GIVEN TASK
Data follows below. Repeat exactly the lines between the line holding "Write the Bokeh code for this chart." and the line holding "p.ygrid.grid_line_width = 1", inclusive, and nothing more; drop pictures.

SUPPLIED DATA

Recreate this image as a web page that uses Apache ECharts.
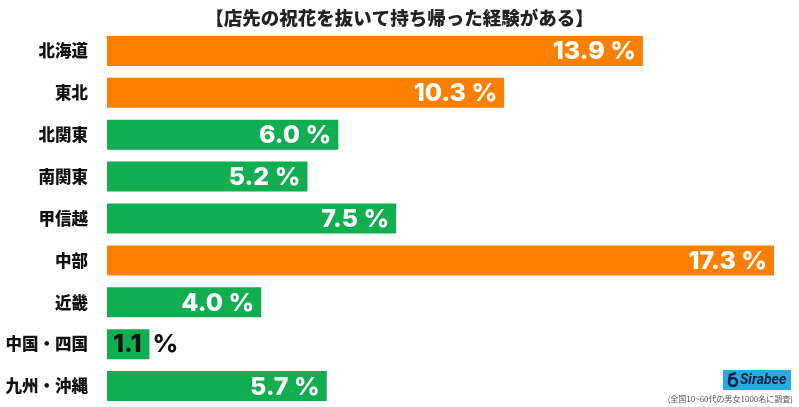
---
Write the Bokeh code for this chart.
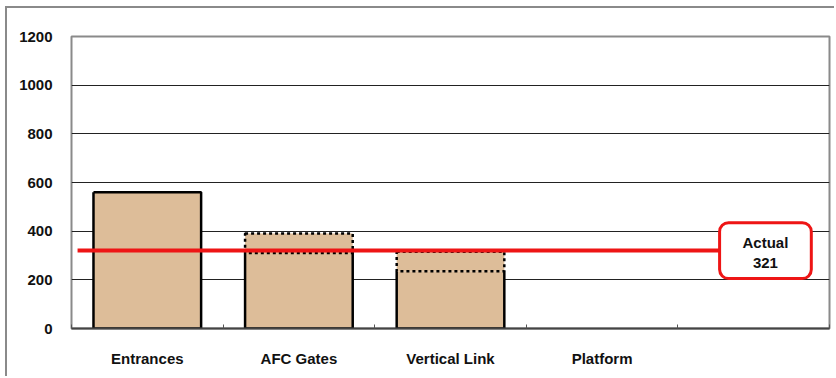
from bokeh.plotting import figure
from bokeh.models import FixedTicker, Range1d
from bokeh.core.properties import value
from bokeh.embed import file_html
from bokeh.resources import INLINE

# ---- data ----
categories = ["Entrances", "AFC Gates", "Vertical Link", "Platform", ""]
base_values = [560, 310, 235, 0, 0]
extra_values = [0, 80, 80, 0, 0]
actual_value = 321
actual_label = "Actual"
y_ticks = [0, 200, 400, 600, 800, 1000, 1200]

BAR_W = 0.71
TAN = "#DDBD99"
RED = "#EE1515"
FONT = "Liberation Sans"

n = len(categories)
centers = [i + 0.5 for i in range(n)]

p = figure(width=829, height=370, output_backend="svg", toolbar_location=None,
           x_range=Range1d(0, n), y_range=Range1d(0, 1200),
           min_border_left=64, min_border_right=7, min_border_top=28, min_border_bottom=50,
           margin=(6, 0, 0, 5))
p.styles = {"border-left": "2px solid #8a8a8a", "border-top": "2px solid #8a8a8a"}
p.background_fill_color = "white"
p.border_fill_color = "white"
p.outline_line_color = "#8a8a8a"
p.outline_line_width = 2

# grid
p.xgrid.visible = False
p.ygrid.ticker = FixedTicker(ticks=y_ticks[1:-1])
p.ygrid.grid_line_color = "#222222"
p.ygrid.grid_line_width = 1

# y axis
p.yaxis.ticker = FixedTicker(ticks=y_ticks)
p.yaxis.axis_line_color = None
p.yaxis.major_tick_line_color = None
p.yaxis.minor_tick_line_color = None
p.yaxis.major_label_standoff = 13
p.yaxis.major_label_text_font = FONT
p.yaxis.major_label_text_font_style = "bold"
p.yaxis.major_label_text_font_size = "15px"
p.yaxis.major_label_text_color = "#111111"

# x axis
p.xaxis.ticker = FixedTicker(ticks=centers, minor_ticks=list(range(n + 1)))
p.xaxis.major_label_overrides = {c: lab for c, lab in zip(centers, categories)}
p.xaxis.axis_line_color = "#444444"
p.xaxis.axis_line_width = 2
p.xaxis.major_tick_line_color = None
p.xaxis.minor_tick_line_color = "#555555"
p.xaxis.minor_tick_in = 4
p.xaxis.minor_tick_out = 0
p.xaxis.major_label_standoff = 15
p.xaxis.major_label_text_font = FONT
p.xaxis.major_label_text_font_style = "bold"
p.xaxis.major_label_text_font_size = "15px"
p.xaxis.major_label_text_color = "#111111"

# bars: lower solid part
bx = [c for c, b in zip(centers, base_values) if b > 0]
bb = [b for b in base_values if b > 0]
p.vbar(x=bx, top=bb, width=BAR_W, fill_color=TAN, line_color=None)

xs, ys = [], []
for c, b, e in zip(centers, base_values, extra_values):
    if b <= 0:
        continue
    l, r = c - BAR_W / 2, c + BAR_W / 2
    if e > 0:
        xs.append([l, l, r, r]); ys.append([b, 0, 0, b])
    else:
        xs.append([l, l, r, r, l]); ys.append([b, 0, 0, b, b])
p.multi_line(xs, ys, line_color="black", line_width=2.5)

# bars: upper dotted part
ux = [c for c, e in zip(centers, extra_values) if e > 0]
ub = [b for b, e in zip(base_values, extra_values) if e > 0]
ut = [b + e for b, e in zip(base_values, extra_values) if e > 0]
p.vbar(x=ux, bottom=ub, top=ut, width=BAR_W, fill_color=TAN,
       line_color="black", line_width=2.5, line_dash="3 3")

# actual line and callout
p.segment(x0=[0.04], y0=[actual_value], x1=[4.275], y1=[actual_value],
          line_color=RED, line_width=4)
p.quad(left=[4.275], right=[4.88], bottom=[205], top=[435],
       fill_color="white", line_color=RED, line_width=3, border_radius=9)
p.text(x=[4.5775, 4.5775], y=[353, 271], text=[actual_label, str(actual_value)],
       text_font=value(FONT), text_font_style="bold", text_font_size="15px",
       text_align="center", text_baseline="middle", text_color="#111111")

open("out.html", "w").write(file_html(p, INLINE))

TASK SOLUTION
Write the Bokeh code for this chart.
from bokeh.plotting import figure
from bokeh.models import FixedTicker, Range1d
from bokeh.core.properties import value
from bokeh.embed import file_html
from bokeh.resources import INLINE

# ---- data ----
categories = ["Entrances", "AFC Gates", "Vertical Link", "Platform", ""]
base_values = [560, 310, 235, 0, 0]
extra_values = [0, 80, 80, 0, 0]
actual_value = 321
actual_label = "Actual"
y_ticks = [0, 200, 400, 600, 800, 1000, 1200]

BAR_W = 0.71
TAN = "#DDBD99"
RED = "#EE1515"
FONT = "Liberation Sans"

n = len(categories)
centers = [i + 0.5 for i in range(n)]

p = figure(width=829, height=370, output_backend="svg", toolbar_location=None,
           x_range=Range1d(0, n), y_range=Range1d(0, 1200),
           min_border_left=64, min_border_right=7, min_border_top=28, min_border_bottom=50,
           margin=(6, 0, 0, 5))
p.styles = {"border-left": "2px solid #8a8a8a", "border-top": "2px solid #8a8a8a"}
p.background_fill_color = "white"
p.border_fill_color = "white"
p.outline_line_color = "#8a8a8a"
p.outline_line_width = 2

# grid
p.xgrid.visible = False
p.ygrid.ticker = FixedTicker(ticks=y_ticks[1:-1])
p.ygrid.grid_line_color = "#222222"
p.ygrid.grid_line_width = 1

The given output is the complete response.